New Delhi: Women in India across towns and villages—farmers, workers, caregivers, entrepreneurs—run homes, contribute to the economy, and carry responsibility with remarkable steadiness.
And yet, when it comes to finances, conversations on investing, planning or long-time security, most of them remain on the margins.
This is what Geetanjali Sachwani, Head of Marketing at Franklin Templeton, found during her travels as part of the mutual fund investment company’s ‘Change the Soch (Mindset)’ campaign—a 30-day drive of more than 4,000 km across 21 cities—from Kanyakumari to Kashmir.

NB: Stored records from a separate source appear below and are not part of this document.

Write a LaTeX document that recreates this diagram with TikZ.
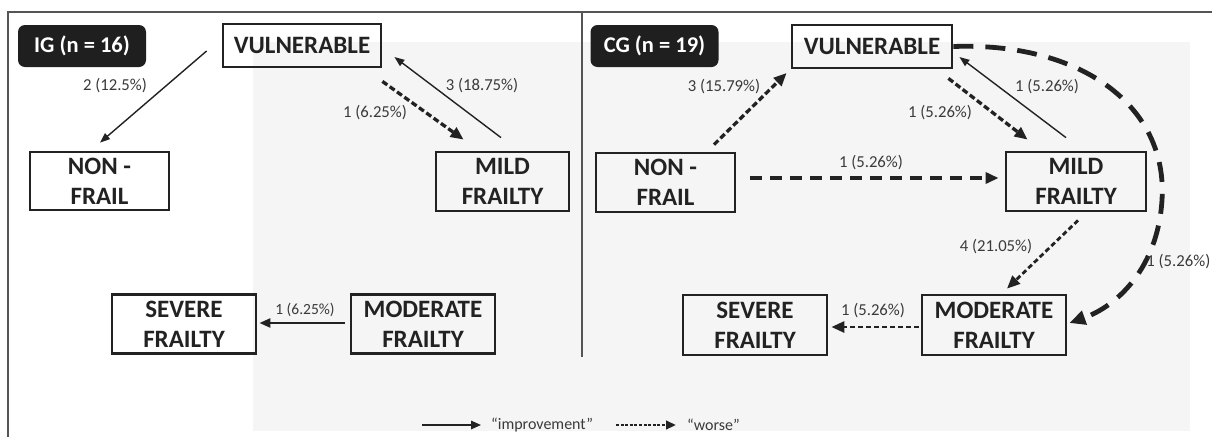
\documentclass[tikz,border=0pt]{standalone}
\usepackage{fontspec}
\setmainfont{Carlito}
\usetikzlibrary{arrows.meta,calc}
\definecolor{bggrey}{HTML}{F5F5F5}
\definecolor{frameline}{HTML}{555555}
\definecolor{boxtext}{HTML}{222222}
\definecolor{lbltext}{HTML}{3A3A3A}
\tikzset{
  statebox/.style={draw=boxtext, line width=2.8pt, inner sep=0pt, align=center,
    text=boxtext, font=\bfseries\fontsize{25}{30}\selectfont},
  grouptag/.style={fill=black!88, rounded corners=7pt, text=white, inner sep=0pt,
    minimum width=128pt, minimum height=42pt, font=\bfseries\fontsize{22.5}{26}\selectfont},
  lbl/.style={text=lbltext, font=\fontsize{16.7}{19}\selectfont, inner sep=1pt},
  slbl/.style={text=lbltext, font=\fontsize{15.5}{18}\selectfont, inner sep=1pt},
  imp/.style={draw=boxtext, line width=1.4pt, -{Triangle[length=10pt,width=7.5pt]}},
  impthick/.style={draw=boxtext, line width=2.4pt, -{Triangle[length=11pt,width=9pt]}},
  worse/.style={draw=boxtext, line width=3.3pt, dash pattern=on 6pt off 3pt,
    -{Triangle[length=13pt,width=11pt]}},
  longdash/.style={draw=boxtext, line width=3.3pt, dash pattern=on 12pt off 8pt,
    -{Triangle[length=13pt,width=11pt]}},
  curvedash/.style={draw=boxtext, line width=4.8pt, dash pattern=on 20pt off 12pt,
    -{Triangle[length=16pt,width=14pt]}},
  legtext/.style={text=lbltext, font=\fontsize{16}{18}\selectfont, inner sep=0pt},
}
\begin{document}
\begin{tikzpicture}[x=1pt,y=-1pt]
\useasboundingbox (0,0) rectangle (1212,437);
% background and frame
\fill[white] (0,0) rectangle (1212,437);
\fill[bggrey] (253,42) rectangle (1190,431);
\draw[frameline, line width=1.3pt] (8,437) -- (8,12) -- (1212,12);
\draw[frameline, line width=1.3pt] (582,12) -- (582,357);

% group tags
\node[grouptag] (igtag) at (82,46) {IG (n = 16)};
\node[grouptag] (cgtag) at (654.5,46) {CG (n = 19)};

% IG states
\node[statebox, minimum width=158pt, minimum height=43pt] (ivul) at (302,45.5) {VULNERABLE};
\node[statebox, minimum width=139pt, minimum height=58pt] (inon) at (99.5,181) {NON -\\FRAIL};
\node[statebox, minimum width=133pt, minimum height=59pt] (imild) at (502.5,181.5) {MILD\\FRAILTY};
\node[statebox, minimum width=144pt, minimum height=59pt] (isev) at (184,324) {SEVERE\\FRAILTY};
\node[statebox, minimum width=144pt, minimum height=59pt] (imod) at (423,324) {MODERATE\\FRAILTY};

% CG states
\node[statebox, minimum width=160pt, minimum height=43pt] (cvul) at (872,46.5) {VULNERABLE};
\node[statebox, minimum width=139pt, minimum height=59pt] (cnon) at (665.5,182.5) {NON -\\FRAIL};
\node[statebox, minimum width=140pt, minimum height=59pt] (cmild) at (1076,181.5) {MILD\\FRAILTY};
\node[statebox, minimum width=144pt, minimum height=60pt] (cmod) at (994,325) {MODERATE\\FRAILTY};
\node[statebox, minimum width=144pt, minimum height=60pt] (csev) at (755,325) {SEVERE\\FRAILTY};

% IG transitions
\draw[imp] ($(ivul.west)+(-15,5.5)$) -- ($(inon.north)+(0.5,-8)$);
\node[lbl] (l1) at (115,86) {2 (12.5\%)};
\draw[worse] ($(ivul.south east)+(0,13)$) -- ($(imild.north west)+(29,-11)$);
\node[lbl] (l2) at (375,113) {1 (6.25\%)};
\draw[imp] ($(imild.north)+(-1.5,-13)$) -- ($(ivul.east)+(12,11.5)$);
\node[lbl] (l3) at (482,86) {3 (18.75\%)};
\draw[impthick] ($(imod.west)+(-5,-1)$) -- ($(isev.east)+(2,-1)$);
\node[slbl] (l4) at (305,310) {1 (6.25\%)};

% CG transitions
\draw[worse] ($(cnon.north)+(48.5,-7)$) -- ($(cvul.west)+(-4,26.5)$);
\node[lbl] (l5) at (724,87) {3 (15.79\%)};
\draw[longdash] ($(cnon.east)+(14,-4.5)$) -- ($(cmild.west)+(-6,-3.5)$);
\node[lbl] (l6) at (871,163) {1 (5.26\%)};
\draw[worse] ($(cvul.south east)+(-5,9)$) -- ($(cmild.north west)+(23,-11)$);
\node[lbl] (l7) at (940,113) {1 (5.26\%)};
\draw[imp] ($(cmild.north)+(-10,-13)$) -- ($(cvul.east)+(6,10.5)$);
\node[lbl] (l8) at (1047,87) {1 (5.26\%)};
\draw[worse, line width=2.8pt, dash pattern=on 5pt off 3pt] ($(cmild.south)+(2,8)$) -- ($(cmod.north)+(13,-5)$);
\node[lbl] (l9) at (996,247) {4 (21.05\%)};
\draw[worse, line width=2.8pt, dash pattern=on 5pt off 3pt] ($(cmod.west)+(-2,2)$) -- ($(csev.east)+(3,2)$);
\node[lbl] (l10) at (873,311) {1 (5.26\%)};
\draw[curvedash] (cvul.east) .. controls (1080,42) and (1168,105) .. (1162,200)
   .. controls (1158,265) and (1120,305) .. ($(cmod.east)+(2,-2)$);
\node[lbl, anchor=east] (l11) at (1211.5,262) {1 (5.26\%)};

% legend
\coordinate (lga) at (422,425);
\coordinate (lgb) at (481,425);
\node[legtext, anchor=west] (legimp) at (491,425) {“improvement”};
\coordinate (lgc) at (616,425);
\coordinate (lgd) at (676,425);
\node[legtext, anchor=west] (legwor) at (687,425) {“worse”};
\draw[draw=boxtext, line width=1.5pt, -{Triangle[length=10pt,width=8.5pt]}] (lga) -- (lgb);
\draw[draw=boxtext, line width=2.4pt, dash pattern=on 3pt off 1.6pt, -{Triangle[length=10pt,width=8.5pt]}] (lgc) -- (lgd);
\end{tikzpicture}
\end{document}
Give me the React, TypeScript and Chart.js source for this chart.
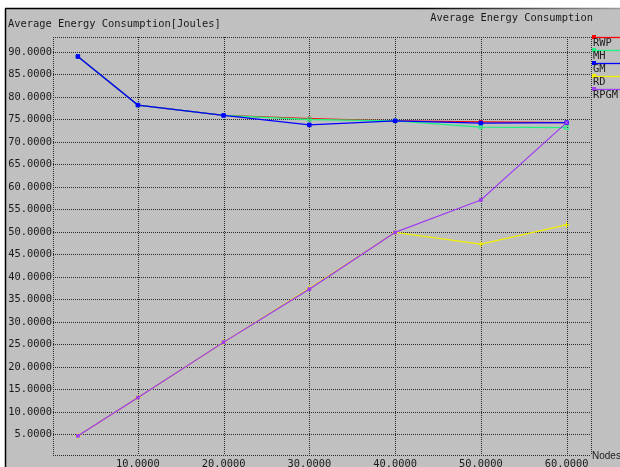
import React, { useEffect, useRef } from "react";
import { Chart, registerables } from "chart.js";

Chart.register(...registerables);

// Number of nodes (x) and energy consumption in joules (y) per protocol
const NODES = [3, 10, 20, 30, 40, 50, 60];
const RWP = [89.0, 78.2, 75.9, 75.2, 74.7, 74.45, 74.3];
const MH = [89.0, 78.2, 75.9, 75.0, 74.7, 73.3, 73.2];
const GM = [89.0, 78.2, 75.9, 73.8, 74.7, 74.2, 74.3];
const RD = [4.7, 13.2, 25.5, 37.5, 49.9, 47.3, 51.6];
const RPGM = [4.7, 13.2, 25.5, 37.3, 49.9, 57.1, 74.3];

const X_TICKS = [10, 20, 30, 40, 50, 60];
const Y_TICKS = [5, 10, 15, 20, 25, 30, 35, 40, 45, 50, 55, 60, 65, 70, 75, 80, 85, 90];

const SERIES_NAMES = ["RWP", "MH", "GM", "RD", "RPGM"];
const SERIES_COLORS = ["#ff0000", "#20f080", "#0000ff", "#f0f000", "#a040f0"];

const MONO = "10.4px 'DejaVu Sans Mono', monospace";
const TEXT = "#1a1a1a";

const toPoints = (ys: number[]) => NODES.map((x, i) => ({ x, y: ys[i] }));

const framePlugin = {
  id: "xgraphFrame",
  beforeDraw(chart: any) {
    const { ctx, width, height } = chart;
    ctx.save();
    ctx.fillStyle = "#ffffff";
    ctx.fillRect(0, 0, width, height);
    ctx.fillStyle = "#c0c0c0";
    ctx.fillRect(6, 9, width - 6, height - 9);
    // window frame: left and top edges
    ctx.strokeStyle = "#000000";
    ctx.lineWidth = 1.5;
    ctx.beginPath();
    ctx.moveTo(5.5, height);
    ctx.lineTo(5.5, 8.5);
    ctx.stroke();
    const g = ctx.createLinearGradient(420, 0, width, 0);
    g.addColorStop(0, "#000000");
    g.addColorStop(1, "#9a9a9a");
    ctx.strokeStyle = g;
    ctx.beginPath();
    ctx.moveTo(5, 8.5);
    ctx.lineTo(width, 8.5);
    ctx.stroke();
    ctx.restore();
  },
  beforeDatasetsDraw(chart: any) {
    const { ctx, chartArea, scales } = chart;
    const { left, right, top, bottom } = chartArea;
    ctx.save();
    ctx.strokeStyle = "#2a2a2a";
    ctx.lineWidth = 1;
    ctx.setLineDash([1, 1]);
    const px = (v: number) => Math.round(v) + 0.5;
    ctx.beginPath();
    Y_TICKS.forEach((v) => {
      const y = px(scales.y.getPixelForValue(v));
      ctx.moveTo(left, y);
      ctx.lineTo(right, y);
    });
    X_TICKS.forEach((v) => {
      const x = px(scales.x.getPixelForValue(v));
      ctx.moveTo(x, top);
      ctx.lineTo(x, bottom);
    });
    ctx.moveTo(left, px(top));
    ctx.lineTo(right, px(top));
    ctx.moveTo(left, px(bottom));
    ctx.lineTo(right, px(bottom));
    ctx.moveTo(px(left), top);
    ctx.lineTo(px(left), bottom);
    ctx.moveTo(px(right), top);
    ctx.lineTo(px(right), bottom);
    ctx.stroke();
    ctx.restore();
  },
  afterDraw(chart: any) {
    const { ctx, chartArea, width } = chart;
    ctx.save();
    ctx.fillStyle = TEXT;
    ctx.font = MONO;
    ctx.textBaseline = "middle";
    ctx.textAlign = "left";
    ctx.fillText("Average Energy Consumption[Joules]", 8, 24);
    ctx.textAlign = "right";
    ctx.fillText("Average Energy Consumption", 593, 18);

    // legend column to the right of the plot
    const lx = chartArea.right + 2;
    ctx.textAlign = "left";
    SERIES_NAMES.forEach((name, i) => {
      const ly = 37 + i * 13;
      ctx.strokeStyle = SERIES_COLORS[i];
      ctx.lineWidth = 1.3;
      ctx.beginPath();
      ctx.moveTo(lx, ly + 0.5);
      ctx.lineTo(width, ly + 0.5);
      ctx.stroke();
      ctx.fillStyle = SERIES_COLORS[i];
      ctx.fillRect(lx - 1, ly - 2, 4, 4);
      ctx.fillStyle = TEXT;
      ctx.font = MONO;
      ctx.fillText(name, lx, ly + 6);
    });

    ctx.font = "10px 'Liberation Sans', Arial, sans-serif";
    ctx.fillText("Nodes", chartArea.right + 1, chartArea.bottom + 1);
    ctx.restore();
  },
};

export default function App() {
  const canvasRef = useRef<HTMLCanvasElement | null>(null);

  useEffect(() => {
    if (!canvasRef.current) return;
    const styles = [
      { pointStyle: "rect", radius: 2, fill: SERIES_COLORS[0] },
      { pointStyle: "rect", radius: 2.5, fill: "rgba(0,0,0,0)" },
      { pointStyle: "rect", radius: 2.5, fill: SERIES_COLORS[2] },
      { pointStyle: "cross", radius: 3, fill: SERIES_COLORS[3] },
      { pointStyle: "rect", radius: 2, fill: SERIES_COLORS[4] },
    ];
    const values = [RWP, MH, GM, RD, RPGM];
    const chart = new Chart(canvasRef.current, {
      type: "line",
      data: {
        datasets: values.map((ys, i) => ({
          label: SERIES_NAMES[i],
          data: toPoints(ys),
          borderColor: SERIES_COLORS[i],
          backgroundColor: styles[i].fill,
          pointBorderColor: SERIES_COLORS[i],
          pointBackgroundColor: styles[i].fill,
          pointStyle: styles[i].pointStyle as any,
          pointRadius: styles[i].radius,
          pointBorderWidth: 1,
          borderWidth: 1.3,
          tension: 0,
          fill: false,
          order: values.length - i,
        })),
      },
      plugins: [framePlugin],
      options: {
        responsive: false,
        animation: false,
        layout: { padding: { top: 37, right: 29, left: 0, bottom: 0 } },
        plugins: { legend: { display: false }, tooltip: { enabled: false } },
        scales: {
          x: {
            type: "linear",
            min: 0.1,
            max: 62.85,
            grid: { display: false, drawTicks: false },
            border: { display: false },
            ticks: {
              font: { family: "'DejaVu Sans Mono', monospace", size: 10.4 },
              color: TEXT,
              padding: 3,
              maxRotation: 0,
              autoSkip: false,
              callback: (v: any) => Number(v).toFixed(4),
            },
            afterBuildTicks: (s: any) => {
              s.ticks = X_TICKS.map((value) => ({ value }));
            },
            afterFit: (s: any) => {
              s.height = 12;
            },
          },
          y: {
            type: "linear",
            min: 0.44,
            max: 93.33,
            grid: { display: false, drawTicks: false },
            border: { display: false },
            ticks: {
              font: { family: "'DejaVu Sans Mono', monospace", size: 10.4 },
              color: TEXT,
              padding: 1,
              autoSkip: false,
              callback: (v: any) => Number(v).toFixed(4),
            },
            afterBuildTicks: (s: any) => {
              s.ticks = Y_TICKS.map((value) => ({ value }));
            },
            afterFit: (s: any) => {
              s.width = 53;
            },
          },
        },
      },
    });
    return () => chart.destroy();
  }, []);

  return (
    <div style={{ position: "absolute", left: 0, top: 0, width: 620, height: 467, background: "#ffffff" }}>
      <canvas ref={canvasRef} width={620} height={467} style={{ display: "block" }} />
    </div>
  );
}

The reason for the marginalisation, she discovered, is not lack of capability, but rather a lack of access, confidence and a platform. “Sitting with these women has been a reminder that you can’t truly understand behaviour, barriers, or belief systems from the comfort of an office. Armchair marketing doesn’t capture lived reality. Ground truth does,” she says.
“What I’m seeing is not hesitation, it’s readiness. What’s missing is awareness, encouragement, and safe spaces where women can learn, ask questions, and participate in financial decisions without judgment.”

Franklin Templeton’s ‘Change the Soch’ campaign is about creating those platforms. It aims to educate women on financial literacy and smart investing, promoting financial inclusion and independence. So women who already hold families and communities together can also hold the pen when it comes to their financial futures. Leading the 30-day journey is President of Franklin Templeton India, Avinash Satwalekar.
Writing from the dual vantage point of a marketer and a woman, Sachwani says the journey reshaped how she thought about purpose-led marketing. She reflects that marketing, in this context, becomes “less about messaging and more about meeting people where they are”, and “less about selling, more about enabling”.
The experience, she says, calls for a reorientation of marketing strategies—away from persuasion and toward participation, trust and inclusion. Together, the reflections present a ground-up view of India, arguing for a more inclusive, empathetic and reality-driven approach to marketing and financial participation.